RobokopU24 / Feedback

Feedback on the ROBOKOP project
https://robokop.renci.org
0 stars 0 forks source link

Subclass diseases do not make sense #142

Closed karafecho closed 1 year ago

karafecho commented 1 year ago

The following query is returning results that include diseases other than cardiovascular disorders: polybrominated diphenyl ether - related_to - Gene - related_to - cardiovascular disorder. For example, the top answer is for complete gonadal dysgenesis.

image

karafecho commented 1 year ago

Also see #139.

cbizon commented 1 year ago

Complete Gonadal Dysgenesis is a subclass of cardiovascular disease in MONDO: image

cbizon commented 1 year ago

So I'm not sure that this is a problem?

karafecho commented 1 year ago

Interesting. I had looked up complete gonadal dysgenesis before posting this ticket and did not see an obvious relationship to cardiovascular disorder. I just checked Orphanet's hierarchy and it, too, lists complete gonadal dysgenesis as a rare cardiac disease: https://www.orpha.net/consor/cgi-bin/Disease_Classif.php?lng=EN&data_id=146&PatId=1044&search=Disease_Classif_Simple&new=1. So, I guess this result is accurate.

There are three publications supporting the decabromodiphenyl oxide - NR5A1 edge. There isn't any publication support for the NR5A1 - complete gonadal dysgenesis edge, but Pharos is making the assertion and OmniCorp is supporting it with 45 co-occurrences, so I suppose the edge is sufficiently supported.

I'd be curious to: (1) compare these results (automat.renci.org/#/robokopkg) with those from ExEmPLAR (robokopkg.renci.org) and (2) get a reaction from the expert who submitted the question, as she was interested in cardiotoxicity (which I was unable to include as a node - I tried a bunch of entities/CURIES), but I'm guessing this answer, while valid, wouldn't align with her expectations/interests. Then again, I'm not sure it's worth sharing these results, as one might argue that the query didn't accurately capture the question.

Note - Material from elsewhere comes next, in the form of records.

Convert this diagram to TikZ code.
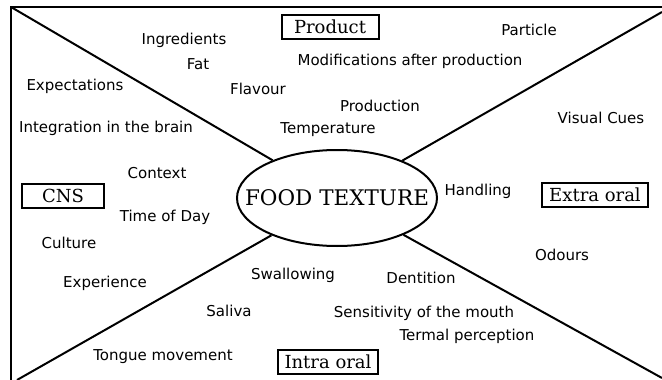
\documentclass[tikz,border=0pt]{standalone}
\usepackage{fontspec}
\setmainfont{DejaVu Sans}
\newfontfamily\boxserif{DejaVu Serif}
\usetikzlibrary{shapes.geometric}
\tikzset{
  lbl/.style={font=\fontsize{15}{18}\selectfont, inner sep=0pt, anchor=center},
  cat/.style={draw, line width=2pt, font=\boxserif\fontsize{18}{20}\selectfont, inner sep=0pt, minimum height=24pt},
  link/.style={line width=2pt},
}
\begin{document}
\begin{tikzpicture}[x=1pt,y=-1pt]
\useasboundingbox (0,0) rectangle (662,380);
% frame
\draw[line width=2.2pt] (11,385) -- (11,7) -- (670,7);
% centre
\node[ellipse, draw, line width=2pt, minimum width=200pt, minimum height=96pt, inner sep=0pt] (ft) at (337,198) {};
\node[font=\boxserif\fontsize{21.5}{24}\selectfont, inner sep=0pt] (ftlabel) at (ft.center) {FOOD TEXTURE};
\coordinate (tl) at (11,7);
\coordinate (tr) at (662,12);
\coordinate (bl) at (17,380);
\coordinate (br) at (662,378);
\draw[link] (tl) -- (ft);
\draw[link] (tr) -- (ft);
\draw[link] (bl) -- (ft);
\draw[link] (br) -- (ft);
% category boxes
\node[cat, minimum width=97pt] (prod) at (330,27) {Product};
\node[cat, minimum width=82pt] (cns) at (63,196) {CNS};
\node[cat, minimum width=106pt] (extra) at (595,195) {Extra oral};
\node[cat, minimum width=100pt] (intra) at (328,362) {Intra oral};
% labels
\node[lbl] (particle) at (529,30) {Particle};
\node[lbl] (ingr) at (184,40) {Ingredients};
\node[lbl] (fat) at (198,64) {Fat};
\node[lbl] (modif) at (410,61) {Modifications after production};
\node[lbl] (expect) at (75,86) {Expectations};
\node[lbl] (flav) at (258,89) {Flavour};
\node[lbl] (produc) at (380,106) {Production};
\node[lbl] (visual) at (601,118) {Visual Cues};
\node[lbl] (integr) at (106,128) {Integration in the brain};
\node[lbl] (temp) at (328,130) {Temperature};
\node[lbl] (context) at (157,173) {Context};
\node[lbl] (handl) at (478,191) {Handling};
\node[lbl] (tod) at (165,217) {Time of Day};
\node[lbl] (cult) at (69,243) {Culture};
\node[lbl] (odour) at (562,255) {Odours};
\node[lbl] (swall) at (293,275) {Swallowing};
\node[lbl] (dent) at (421,278) {Dentition};
\node[lbl] (exper) at (105,283) {Experience};
\node[lbl] (saliva) at (229,311) {Saliva};
\node[lbl] (sens) at (424,313) {Sensitivity of the mouth};
\node[lbl] (termal) at (467,336) {Termal perception};
\node[lbl] (tongue) at (163,357) {Tongue movement};
\end{tikzpicture}
\end{document}
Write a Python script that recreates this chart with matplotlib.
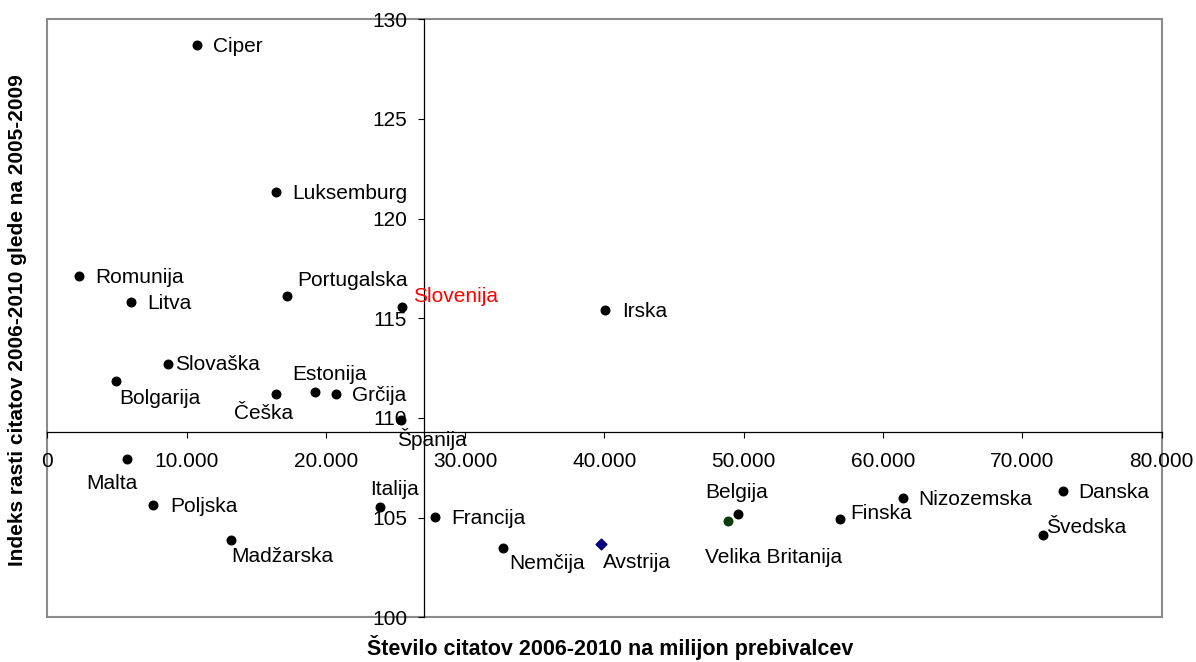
import matplotlib
matplotlib.use('Agg')
import matplotlib.pyplot as plt
from matplotlib.patches import Rectangle
from matplotlib.ticker import FuncFormatter

plt.rcParams['font.family'] = ['Liberation Sans', 'DejaVu Sans']

# data
countries = ['Ciper', 'Luksemburg', 'Romunija', 'Litva', 'Portugalska', 'Slovenija',
             'Irska', 'Slovaška', 'Bolgarija', 'Češka', 'Estonija', 'Grčija', 'Španija',
             'Malta', 'Poljska', 'Madžarska', 'Italija', 'Francija', 'Nemčija',
             'Avstrija', 'Velika Britanija', 'Belgija', 'Finska', 'Nizozemska',
             'Danska', 'Švedska']
citations = [10770, 16440, 2280, 6010, 17230, 25440,
             40040, 8640, 4950, 16440, 19240, 20750, 25390,
             5740, 7610, 13190, 23860, 27830, 32690,
             39730, 48870, 49590, 56890, 61430,
             72890, 71500]
growth_index = [128.72, 121.32, 117.11, 115.80, 116.14, 115.57,
                115.40, 112.73, 111.84, 111.21, 111.28, 111.21, 109.89,
                107.95, 105.61, 103.89, 105.51, 105.03, 103.49,
                103.69, 104.81, 105.18, 104.94, 106.00,
                106.35, 104.14]

eu_citations = 27050   # where the vertical axis crosses
eu_index = 109.3       # where the horizontal axis crosses

x_ticks = [0, 10000, 20000, 30000, 40000, 50000, 60000, 70000, 80000]
y_ticks = [100, 105, 110, 115, 120, 125, 130]

# label placement: offset of text (left edge, vertical centre) from the dot, in pixels (down = +)
label_offsets = {
    'Ciper': (16, 0), 'Luksemburg': (16, 0), 'Romunija': (16, 0), 'Litva': (16, 0),
    'Portugalska': (10, -17), 'Slovenija': (11, -12), 'Irska': (17, 0),
    'Slovaška': (7, -1), 'Bolgarija': (3, 16), 'Češka': (-42, 18),
    'Estonija': (-23, -19), 'Grčija': (16, 0), 'Španija': (-4, 19),
    'Malta': (-41, 23), 'Poljska': (17, 0), 'Madžarska': (0, 15),
    'Italija': (-10, -19), 'Francija': (16, 0), 'Nemčija': (7, 14),
    'Avstrija': (2, 17), 'Velika Britanija': (-23, 35), 'Belgija': (-33, -23),
    'Finska': (11, -7), 'Nizozemska': (15, 0), 'Danska': (16, 0), 'Švedska': (3, -9),
}

fig = plt.figure(figsize=(11.96, 6.62), dpi=100)
ax = fig.add_axes([0.0396, 0.0675, 0.9316, 0.9033])

for name, cx, cy in zip(countries, citations, growth_index):
    if name == 'Avstrija':
        ax.scatter(cx, cy, marker='D', s=30, color='#000080', zorder=3)
    elif name == 'Velika Britanija':
        ax.scatter(cx, cy, marker='o', s=38, color='#0a3d0a', zorder=3)
    else:
        ax.scatter(cx, cy, marker='o', s=38, color='black', zorder=3)
    dx, dy = label_offsets[name]
    ax.annotate(name, (cx, cy), xytext=(dx, -(dy + 7)), textcoords='offset pixels',
                ha='left', va='baseline', fontsize=15,
                color='red' if name == 'Slovenija' else 'black')

ax.set_xlim(0, 80000)
ax.set_ylim(100, 130)
ax.set_xticks(x_ticks)
ax.set_yticks(y_ticks)
ax.xaxis.set_major_formatter(FuncFormatter(lambda v, p: f"{int(v):,}".replace(',', '.')))

# axes crossing at EU values
ax.spines['left'].set_position(('data', eu_citations))
ax.spines['bottom'].set_position(('data', eu_index))
ax.spines['top'].set_visible(False)
ax.spines['right'].set_visible(False)
for s in ('left', 'bottom'):
    ax.spines[s].set_linewidth(0.9)
    ax.spines[s].set_color('black')
ax.tick_params(axis='both', direction='out', length=4.3, width=0.8, labelsize=15)
ax.tick_params(axis='x', pad=10.5)
ax.tick_params(axis='y', pad=8)

# grey plot-area border
ax.add_patch(Rectangle((0, 0), 1, 1, transform=ax.transAxes, fill=False,
                       edgecolor='#8a8a8a', linewidth=1.5, clip_on=False, zorder=0))

fig.text(18 / 1196, 1 - 320 / 662, 'Indeks rasti citatov 2006-2010 glede na 2005-2009',
         rotation=90, ha='center', va='center', fontsize=15, fontweight='bold')
fig.text(610 / 1196, 1 - 647 / 662, 'Število citatov 2006-2010 na milijon prebivalcev',
         ha='center', va='center', fontsize=15.5, fontweight='bold')

fig.savefig('out.png', dpi=100)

In some sense, this issue relates to the 'subclass' issues noted in #139 and elsewhere.

karafecho commented 1 year ago

ExEmPLAR results (for comparison):

image

image

karafecho commented 1 year ago

ROBOKOP results for decabromodiphenyl oxide only:

image

cbizon commented 1 year ago

Exemplar (IIRC) is doing a text based search for nodes. It is not reasoning over subclass of edges, nor is it using identifiers. So there will be differences based on those things.

Is the issue here that we just don't like this subclass result? To some degree we're at the mercy of what the data says. The only other way I can think to affect this is by downweighting edges that are supported by subclass of inferences.

karafecho commented 1 year ago

Yes, I completely expect differences between ROBOKOP and ExEmPLAR (they aren't even querying the same KG); I was just comparing the two result sets, as noted.

I think we need to provide users with control over subclass inferences, especially when high-level nodes such as "cardiovascular disorder" are selected. I will close this ticket and comment on #139.